A researcher is studying the population of a small town in India of *N* = 2000 people. She's interested in estimating *p *for several yes/no questions on a survey.

How many people *n* does she have to randomly sample (wihtout replacement) to ensure that her estimates \(\hat{p}\) are within *ε* = 0.04 of the true proportion *p*?

**Solution.** Now that we know the correct formula for the confidence interval for *p* of a small population, we can follow the same procedure we did for determining the sample size for estimating a proportion *p* of a large population. The researcher's goal is to estimate *p* so that the error is no larger than 0.04. That is, the goal is to calculate a 95% confidence interval such that:

\(\hat{p}\pm \epsilon=\hat{p}\pm 0.04\)

Now, we know the formula for an approximate (1−*α*)100% confidence interval for a proportion *p* of a small population is:

\(\hat{p}\pm z_{\alpha/2}\sqrt{\dfrac{\hat{p}(1-\hat{p})}{n} \cdot \dfrac{N-n}{N-1}}\)

So, again, we should proceed by equating the terms appearing after each of the above ± signs, and solving for *n*. That is, equate:

\(\epsilon=z_{\alpha/2}\sqrt{\dfrac{\hat{p}(1-\hat{p})}{n}\cdot \dfrac{N-n}{N-1}}\)

and solve for *n*. Doing the algebra yields:

\(n=\dfrac{z^2_{\alpha/2}\hat{p}(1-\hat{p})/\epsilon^2}{\dfrac{N-1}{N}+\dfrac{z^2_{\alpha/2}\hat{p}(1-\hat{p})}{N\epsilon^2}}\)

That looks simply dreadful! Let's make it look a little more friendly to the eyes:

\(n=\dfrac{m}{1+\dfrac{m-1}{N}}\)

where *m* is defined as the sample size necessary for estimating the proportion *p* for a large population, that is, when a correction for the population being small and finite is not made. That is:

\(m=\dfrac{z^2_{\alpha/2}\hat{p}(1-\hat{p})}{\epsilon^2}\)

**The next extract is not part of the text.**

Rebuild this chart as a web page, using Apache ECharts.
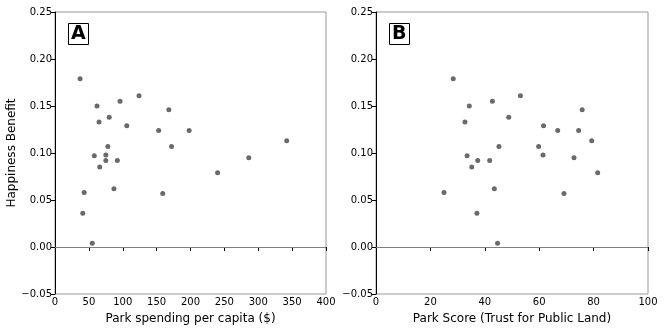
<!DOCTYPE html>
<html>
<head>
<meta charset="utf-8">
<script src="https://cdn.jsdelivr.net/npm/echarts@6/dist/echarts.min.js"></script>
<style>
  html, body { margin: 0; padding: 0; background: #fff; }
  #chart { width: 664px; height: 332px; }
</style>
</head>
<body>
<div id="chart"></div>
<script>
// panel A: park spending per capita ($) vs happiness benefit
var spending = [37, 62, 96, 124, 65, 80, 106, 168, 153, 198, 172, 78, 58, 75, 75, 92, 66, 43, 87, 159, 41, 55, 342, 286, 240];
var benefitA = [0.179, 0.150, 0.155, 0.161, 0.133, 0.138, 0.129, 0.146, 0.124, 0.124, 0.107, 0.107, 0.097, 0.098, 0.092, 0.092, 0.085, 0.058, 0.062, 0.057, 0.036, 0.004, 0.113, 0.095, 0.079];

// panel B: park score vs happiness benefit
var parkScore = [28.4, 34.3, 42.8, 53.1, 32.7, 48.8, 45.2, 33.5, 37.4, 41.8, 35.2, 25, 43.5, 37.1, 44.7, 75.8, 61.6, 66.8, 74.5, 79.3, 59.8, 61.4, 72.8, 81.5, 69.1];
var benefitB = [0.179, 0.150, 0.155, 0.161, 0.133, 0.138, 0.107, 0.097, 0.092, 0.092, 0.085, 0.058, 0.062, 0.036, 0.004, 0.146, 0.129, 0.124, 0.124, 0.113, 0.107, 0.098, 0.095, 0.079, 0.057];

var yTicks = [-0.05, 0.25, 0.05];
var FONT = 'DejaVu Sans';

function pairs(xs, ys) {
  return xs.map(function (x, i) { return [x, ys[i]]; });
}

function fmtY(v) {
  var s = Math.abs(v).toFixed(2);
  return v < 0 ? '\u2212' + s : s;
}

function xAxisOf(idx, max, interval, name) {
  return {
    gridIndex: idx, type: 'value', min: 0, max: max, interval: interval,
    name: name, nameLocation: 'middle', nameGap: 19,
    nameTextStyle: { fontFamily: FONT, fontSize: 12, color: '#000' },
    axisLine: { lineStyle: { color: '#000', width: 1 } },
    axisTick: { length: 4, lineStyle: { color: '#000' } },
    axisLabel: { fontFamily: FONT, fontSize: 10, color: '#000', margin: 3 },
    splitLine: { show: false }
  };
}

function yAxisOf(idx, name) {
  return {
    gridIndex: idx, type: 'value', min: yTicks[0], max: yTicks[1], interval: yTicks[2],
    name: name, nameLocation: 'middle', nameGap: 36,
    nameTextStyle: { fontFamily: FONT, fontSize: 12, color: '#000' },
    axisLine: { show: true, lineStyle: { color: '#000', width: 1 } },
    axisTick: { show: true, length: 4, lineStyle: { color: '#000' } },
    axisLabel: { fontFamily: FONT, fontSize: 10, color: '#000', margin: 3, formatter: fmtY },
    splitLine: { show: false }
  };
}

function scatterOf(idx, data) {
  return {
    type: 'scatter', xAxisIndex: idx, yAxisIndex: idx,
    data: data, symbolSize: 5,
    itemStyle: { color: '#6a6a6a', opacity: 1 },
    markLine: {
      silent: true, symbol: 'none', label: { show: false },
      lineStyle: { color: '#808080', width: 1, type: 'solid' },
      data: [{ yAxis: 0 }]
    }
  };
}

function labelBox(text, left) {
  return {
    text: text, left: left, top: 23,
    padding: [2, 3, 1, 3],
    borderColor: '#000', borderWidth: 1,
    textStyle: { fontFamily: FONT, fontSize: 19, fontWeight: 'bold', color: '#000' }
  };
}

var chart = echarts.init(document.getElementById('chart'));
chart.setOption({
  animation: false,
  backgroundColor: '#fff',
  title: [labelBox('A', 68), labelBox('B', 389)],
  grid: [
    { left: 55, right: 338, top: 12, bottom: 38, show: true, borderColor: '#999', borderWidth: 1 },
    { left: 376, right: 16, top: 12, bottom: 38, show: true, borderColor: '#999', borderWidth: 1 }
  ],
  xAxis: [
    xAxisOf(0, 400, 50, 'Park spending per capita ($)'),
    xAxisOf(1, 100, 20, 'Park Score (Trust for Public Land)')
  ],
  yAxis: [yAxisOf(0, 'Happiness Benefit'), yAxisOf(1, '')],
  series: [scatterOf(0, pairs(spending, benefitA)), scatterOf(1, pairs(parkScore, benefitB))]
});
</script>
</body>
</html>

Now, before we make the calculation for our particular example, let's take a step back and summarize what we have just learned.

\(n=\dfrac{m}{1+\dfrac{m-1}{N}}\) where: \(m=\dfrac{z^2_{\alpha/2}\hat{p}(1-\hat{p})}{\epsilon^2}\) is the sample size necessary for estimating the proportion |

A researcher is studying the population of a small town in India of *N* = 2000 people. She's interested in estimating *p *for several yes/no questions on a survey.

How many people *n* does she have to randomly sample (wihtout replacement) to ensure that her estimates \(\hat{p}\) are within *ε* = 0.04 of the true proportion *p*?

**Solution.** Okay, once and for all, let's calculate this very patient researcher's sample size! Because the researcher has many different questions on the survey, it would behoove her to use a sample proportion of 0.50 in her calculations. If the maximum error *ε *is 0.04, the sample proportion is 0.5, and the researcher doesn't make the finite population correction, then she needs:

\(m=\dfrac{(1.96^2)(\frac{1}{4})}{0.04^2}=600.25\)

or 601 people to estimate *p* with 95% confidence. But, upon making the correction for the small, finite population, we see that the researcher really only needs:

\(n=\dfrac{m}{1+\dfrac{m-1}{N}}=\dfrac{601}{1+\dfrac{601-1}{2000}}=462.3\)

or 463 people to estimate *p* with 95% confidence.

The following table illustrates how the sample size *n* that is necessary for estimating a population proportion *p* (with 95% confidence) is affected by the size of the population *N*. If \(\hat{p}=0.5\), then the sample size *n* is:

This table suggests, perhaps not surprisingly, that as the size of the population *N* decreases, so does the necessary size *n* of the sample.